QC: RIPA codes of practice will not protect journalists from police surveillance

Reporter’s notebook by Roger H Goun at Flickr

Nothing short of a change in the law will do if journalists’ sources are to be properly protected from covert surveillance according to a leading human rights lawyer.

Proposed new codes of practice on surveillance, outlining additional protections for journalists, are due to be published by the Home Office before Christmas.

But Gavin Millar QC says police are accessing journalists’ phone records and other details about their communications far too easily and that only “black letter law” will suffice to change police attitudes.

Speaking last Sunday at a conference on surveillance, he said: “The police feel that the end justifies the means.

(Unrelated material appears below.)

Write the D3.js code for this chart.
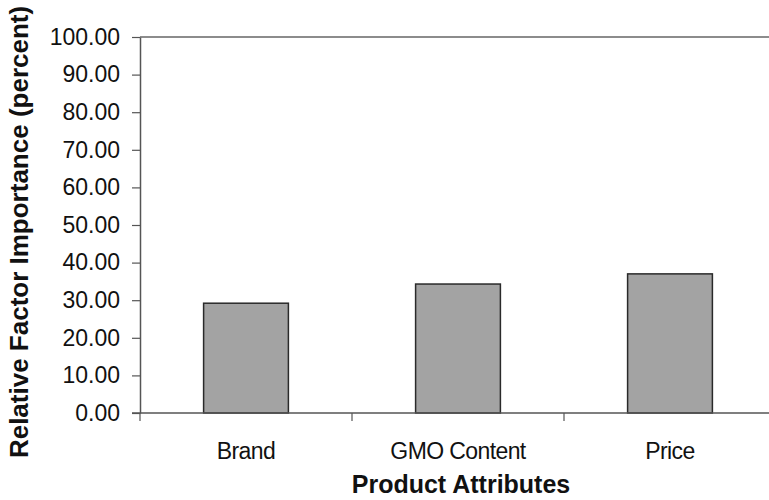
<!DOCTYPE html>
<html>
<head>
<meta charset="utf-8">
<script src="https://cdn.jsdelivr.net/npm/d3@7"></script>
<style>
  body { margin: 0; background: #fff; }
  svg { display: block; font-family: "Liberation Sans", Arial, sans-serif; }
</style>
</head>
<body>
<div id="chart"></div>
<script>
// chart data
var categories = ["Brand", "GMO Content", "Price"];
var importance = [29.2, 34.3, 37.0];
var yTicks = [0, 10, 20, 30, 40, 50, 60, 70, 80, 90, 100];

var svgWidth = 769;
var svgHeight = 500;

// plot area runs a little past the right edge, like the cropped original
var margin = { top: 37, right: -7, bottom: 87, left: 140 };
var width = svgWidth - margin.left - margin.right;
var height = svgHeight - margin.top - margin.bottom;

var svg = d3.select("#chart")
    .append("svg")
    .attr("width", svgWidth)
    .attr("height", svgHeight);

var chartGroup = svg.append("g")
    .attr("transform", `translate(${margin.left}, ${margin.top})`);

// scales
var xScale = d3.scaleBand()
    .domain(categories)
    .range([0, width])
    .paddingInner(0.6)
    .paddingOuter(0.3);

var xBand = d3.scaleBand()
    .domain(categories)
    .range([0, width]);

var yScale = d3.scaleLinear()
    .domain([0, 100])
    .range([height, 0]);

// top border of plot area
chartGroup.append("line")
    .attr("x1", 0)
    .attr("x2", width)
    .attr("y1", 0)
    .attr("y2", 0)
    .attr("stroke", "#666")
    .attr("stroke-width", 1.5);

// bars
chartGroup.selectAll("rect.bar")
    .data(importance)
    .enter()
    .append("rect")
    .attr("class", "bar")
    .attr("x", (d, i) => xScale(categories[i]))
    .attr("y", d => yScale(d))
    .attr("width", xScale.bandwidth())
    .attr("height", d => height - yScale(d))
    .attr("fill", "#a3a3a3")
    .attr("stroke", "#2a2a2a")
    .attr("stroke-width", 1.5);

// y axis
var leftAxis = d3.axisLeft(yScale)
    .tickValues(yTicks)
    .tickFormat(d3.format(".2f"))
    .tickSize(8)
    .tickSizeOuter(0)
    .tickPadding(12);

var yAxis = chartGroup.append("g").call(leftAxis);
yAxis.select(".domain").attr("stroke", "#555").attr("stroke-width", 1.5);
yAxis.selectAll(".tick line").attr("stroke", "#555").attr("stroke-width", 1.2);
yAxis.selectAll("text")
    .attr("font-size", "23px")
    .attr("fill", "#111")
    .attr("font-family", "Liberation Sans, Arial, sans-serif");

// x axis: ticks sit between the categories
var xAxisG = chartGroup.append("g")
    .attr("transform", `translate(0, ${height})`);

xAxisG.append("line")
    .attr("x1", -8)
    .attr("x2", width)
    .attr("stroke", "#555")
    .attr("stroke-width", 1.5);

xAxisG.selectAll("line.tick")
    .data(categories)
    .enter()
    .append("line")
    .attr("class", "tick")
    .attr("x1", d => xBand(d))
    .attr("x2", d => xBand(d))
    .attr("y1", 0)
    .attr("y2", 8)
    .attr("stroke", "#555")
    .attr("stroke-width", 1.2);

xAxisG.selectAll("text")
    .data(categories)
    .enter()
    .append("text")
    .attr("x", d => xBand(d) + xBand.bandwidth() / 2)
    .attr("y", 46)
    .attr("text-anchor", "middle")
    .attr("font-size", "23px")
    .attr("fill", "#111")
    .attr("letter-spacing", "-0.6px")
    .text(d => d);

// axis labels
svg.append("text")
    .attr("transform", "rotate(-90)")
    .attr("x", -232)
    .attr("y", 28)
    .attr("text-anchor", "middle")
    .attr("font-size", "26px")
    .attr("font-weight", "bold")
    .attr("fill", "#111")
    .text("Relative Factor Importance (percent)");

svg.append("text")
    .attr("x", 461)
    .attr("y", 493)
    .attr("text-anchor", "middle")
    .attr("font-size", "25px")
    .attr("font-weight", "bold")
    .attr("fill", "#111")
    .text("Product Attributes");
</script>
</body>
</html>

They have realised in recent years that journalists hold large amounts of digital data.”

Officers have been allowed to gain access to that data covertly by what Millar describes as “loose procedures” laid down under the Regulation of Investigatory Powers Act 2000 (RIPA), which governs surveillance by the police, the intelligence services and other government authorities.

“[The police] view is that this easy access is helpful and useful and justified in the fight against crime – not necessarily serious crime,” Millar told delegates at the Logan Symposium on December 7.

The police will not give up this access easily, he added.

Millar called for a “shield law” in relation to material that may identify journalists’ sources.

He recommends legislation that would force officers to apply to judges before using their surveillance powers against journalists and require them to keep proper records of when this occurs.

Under RIPA, detectives do not need a judicial warrant to spy on journalists’ communications: authorisation by an officer within the same police force at superintendent level or above is sufficient.

A political motivation is evident in two high-profile examples of police use of telecoms data to identify journalistic sources, Miller said.

The Metropolitan Police accessed the phone records of the Sun newspaper’s political editor Tom Newton Dunn to find the source of leaks about the “Plebgate” affair involving the then Tory chief whip Andrew Mitchell.

Kent Police did the same to a Mail on Sunday reporter in a bid to identify who was leaking information relating to the investigation into whether former cabinet minister Chris Huhne had lied about who was driving a car when it was ticketed for speeding.

Millar believes this type of access to journalists’ records is widespread.

Met police chief Sir Bernard Hogan-Howe has sought to justify the spying by claiming that Newton Dunn was suspected of committing a crime.

The Sun is bringing a case before the Investigatory Powers Tribunal, which investigates complaints about surveillance by the police and intelligence agencies.

Millar is acting for the Bureau of Investigative Journalism in its challenge to the UK government’s surveillance regime at the European Court of Human Rights.

The Bureau is seeking a declaration that RIPA is incompatible with Article 10 of the European Convention on Human Rights, which requires protection of journalists’ sources.

Meanwhile an influential committee of MPs has said RIPA is not fit for purpose.

In a report published on December 3, the Commons Home Affairs Committee raised concerns that the current regime allowed police to “engage in acts which would be unacceptable in a democracy, with inadequate oversight”.

But while the committee noted that journalists’ sources had been targeted in the two cases involving the former cabinet ministers, it stopped short of calling for a change in the law to protect the press.

Instead it asked that the updated code of practice contain “special provisions for dealing with privileged information, such as journalistic material.”